> GIVEN INFORMATION:

►

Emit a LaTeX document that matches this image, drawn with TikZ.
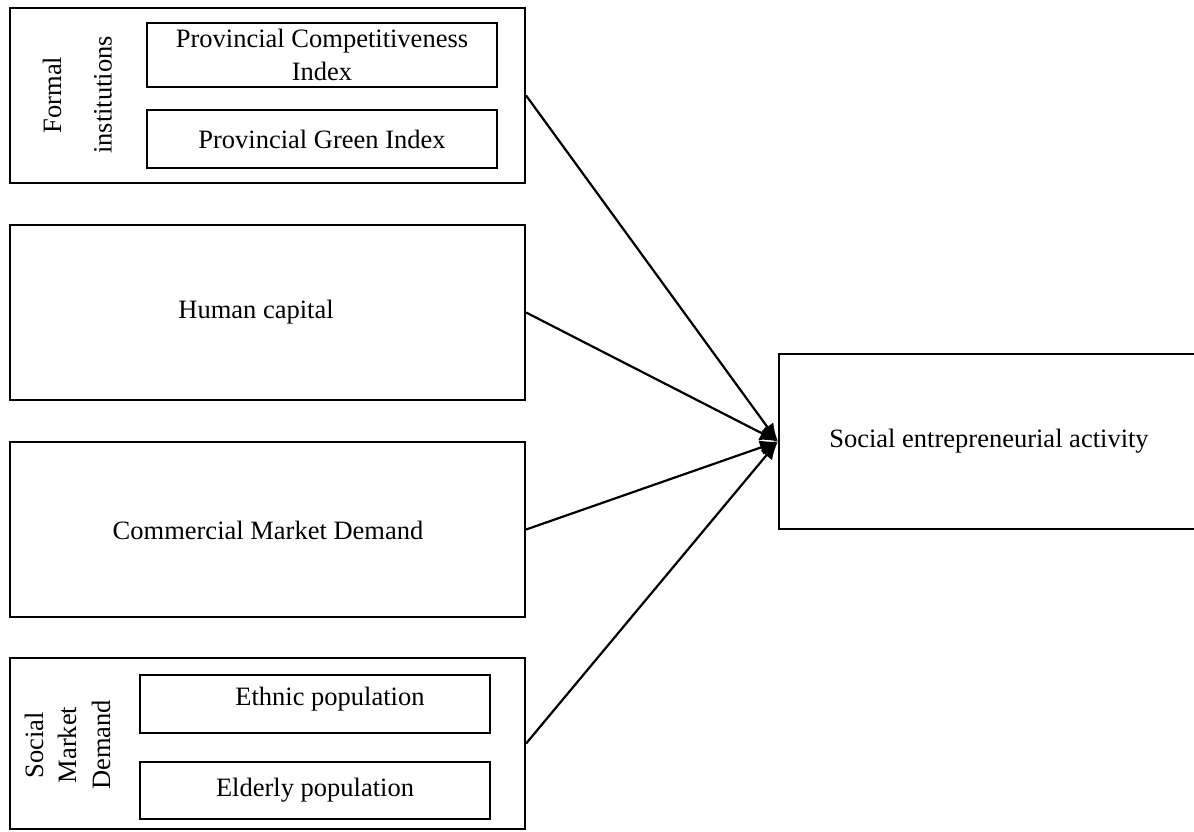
\documentclass[tikz,border=0pt]{standalone}
\usepackage{fontspec}
\setmainfont{Liberation Serif}
\usetikzlibrary{arrows.meta}
\begin{document}
\begin{tikzpicture}[x=1pt,y=-1pt,
  box/.style={draw,line width=2.2pt,inner sep=0pt,font=\fontsize{26.5}{33}\selectfont,align=center},
  txt/.style={font=\fontsize{26.5}{33}\selectfont,align=center,inner sep=0pt},
  conn/.style={line width=2.2pt,-{Latex[length=18pt,width=15pt]}}]
\useasboundingbox (0,0) rectangle (1194,832);
% left outer boxes
\node[box,minimum width=515pt,minimum height=175pt] (fi) at (267.5,95.5) {};
\node[box,minimum width=515pt,minimum height=175pt] (hc) at (267.5,312.5) {};
\node[box,minimum width=515pt,minimum height=175pt] (cmd) at (267.5,529.5) {};
\node[box,minimum width=515pt,minimum height=171pt] (smd) at (267.5,743.5) {};
% texts of middle boxes
\node[txt] (hct) at (256,312) {Human capital};
\node[txt] (cmdt) at (268,530) {Commercial Market Demand};
% formal institutions
\node[txt,rotate=90] (fi1) at (52,95) {Formal};
\node[txt,rotate=90] (fi2) at (103,95) {institutions};
\node[box,minimum width=350pt,minimum height=64pt] (pci) at (322,55) {Provincial Competitiveness\\Index};
\node[box,minimum width=350pt,minimum height=58pt] (pgi) at (322,139) {Provincial Green Index};
% social market demand
\node[txt,rotate=90] (sm1) at (34,745) {Social};
\node[txt,rotate=90] (sm2) at (67,745) {Market};
\node[txt,rotate=90] (sm3) at (101,745) {Demand};
\node[box,minimum width=350pt,minimum height=58pt] (ep) at (315,704) {};
\node[txt] (ept) at (330,699) {Ethnic population};
\node[box,minimum width=350pt,minimum height=57pt] (elp) at (315,790.5) {Elderly population};
% right box
\node[box,minimum width=420pt,minimum height=175pt] (sea) at (989,441.5) {Social entrepreneurial activity};
% connectors
\draw[conn] (fi.east) -- (sea.west);
\draw[conn] (hc.east) -- (sea.west);
\draw[conn] (cmd.east) -- (sea.west);
\draw[conn] (smd.east) -- (sea.west);
\end{tikzpicture}
\end{document}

◄

> DIRECTIONS:
Retype the whole listing exactly and leave the pictures out.

> OUTPUT FOR THIS TASK:
Emit a LaTeX document that matches this image, drawn with TikZ.
\documentclass[tikz,border=0pt]{standalone}
\usepackage{fontspec}
\setmainfont{Liberation Serif}
\usetikzlibrary{arrows.meta}
\begin{document}
\begin{tikzpicture}[x=1pt,y=-1pt,
  box/.style={draw,line width=2.2pt,inner sep=0pt,font=\fontsize{26.5}{33}\selectfont,align=center},
  txt/.style={font=\fontsize{26.5}{33}\selectfont,align=center,inner sep=0pt},
  conn/.style={line width=2.2pt,-{Latex[length=18pt,width=15pt]}}]
\useasboundingbox (0,0) rectangle (1194,832);
% left outer boxes
\node[box,minimum width=515pt,minimum height=175pt] (fi) at (267.5,95.5) {};
\node[box,minimum width=515pt,minimum height=175pt] (hc) at (267.5,312.5) {};
\node[box,minimum width=515pt,minimum height=175pt] (cmd) at (267.5,529.5) {};
\node[box,minimum width=515pt,minimum height=171pt] (smd) at (267.5,743.5) {};
% texts of middle boxes
\node[txt] (hct) at (256,312) {Human capital};
\node[txt] (cmdt) at (268,530) {Commercial Market Demand};
% formal institutions
\node[txt,rotate=90] (fi1) at (52,95) {Formal};
\node[txt,rotate=90] (fi2) at (103,95) {institutions};
\node[box,minimum width=350pt,minimum height=64pt] (pci) at (322,55) {Provincial Competitiveness\\Index};
\node[box,minimum width=350pt,minimum height=58pt] (pgi) at (322,139) {Provincial Green Index};
% social market demand
\node[txt,rotate=90] (sm1) at (34,745) {Social};
\node[txt,rotate=90] (sm2) at (67,745) {Market};
\node[txt,rotate=90] (sm3) at (101,745) {Demand};
\node[box,minimum width=350pt,minimum height=58pt] (ep) at (315,704) {};
\node[txt] (ept) at (330,699) {Ethnic population};
\node[box,minimum width=350pt,minimum height=57pt] (elp) at (315,790.5) {Elderly population};
% right box
\node[box,minimum width=420pt,minimum height=175pt] (sea) at (989,441.5) {Social entrepreneurial activity};
% connectors
\draw[conn] (fi.east) -- (sea.west);
\draw[conn] (hc.east) -- (sea.west);
\draw[conn] (cmd.east) -- (sea.west);
\draw[conn] (smd.east) -- (sea.west);
\end{tikzpicture}
\end{document}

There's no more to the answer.